The IRA ended its Christmas ceasefire yesterday with a mortar attack on an unoccupied police station in Fintona, Co Tyrone, 16 minutes after the midnight end of the 72-hour truce. Two people suffered minor injuries.

Last night, a gunman opened fire on a Territorial Army centre in Portadown, Co Armagh. Police said that the shots, fired from a passing car in Charles Street, hit a lookout post but no one was hurt.

Earlier, Mr Hurd reinforced the warning by Albert Reynolds, the Irish Prime Minister, of a security crackdown on the IRA if it rejected the offer of peace in the Downing Street declaration.

But he emphasised that a return to violence would not close the door to the IRA and Sinn Fein taking up the terms for peace in the declaration. 'There will be a solid procedure that will remain on the table,' he said on BBC radio.

His remarks - which jarred with the Prime Minister's warning before Christmas that the door would not remain open for long - were broadcast after the IRA attack.

There was widespread condemnation of the blast, which was seen as a clear signal that the terrorists intend to continue their campaign of violence while deciding whether to accept the declaration.

Surrounding homes were damaged by the mortar, fired from a Nissan Patrol vehicle. John Taylor, the Ulster Unionist MP for Strangford, said: 'Sinn Fein and the IRA are supposed to be considering the joint declaration by the two prime ministers. There should have been no resumption of violence until they reached a definitive decision about their response.'

The RUC put shopkeepers on full alert across Northern Ireland amid fears of an IRA firebomb blitz.

Mr Hurd held out hope that the declaration would bring peace eventually. It had 'put pressure on the men of violence of a kind they haven't known for some time . . . I suppose the IRA have continued all these years because enough of them believed that the British government and British people would run out of determination on this . . .
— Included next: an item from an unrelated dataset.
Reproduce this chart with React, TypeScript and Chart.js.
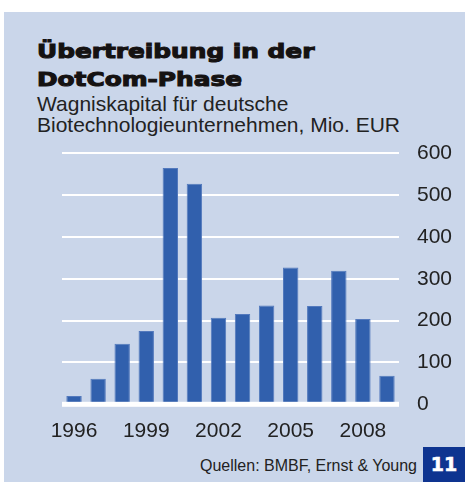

'They can't any longer exploit divisions between the British and Irish governments or stir up trouble in the United States . . . The line against them, the ring round them has become much more solid. I hope that will lead more of them to say, 'What's it about? Why are we putting ourselves at risk, why are so many of our relatives behind bars, why are we exposing ourselves to sectarian retaliation from the loyalist paramilitaries, whereas if we permanently cease the violence windows open'. That is the process of thought we hope is going on.'

Peter Temple-Morris, a Tory MP and co-chairman of the Anglo-Irish Parliamentary body, said elements from Sinn Fein and the IRA wanted to come in from the cold but their delay in agreeing to the terms was caused by a split in their ranks.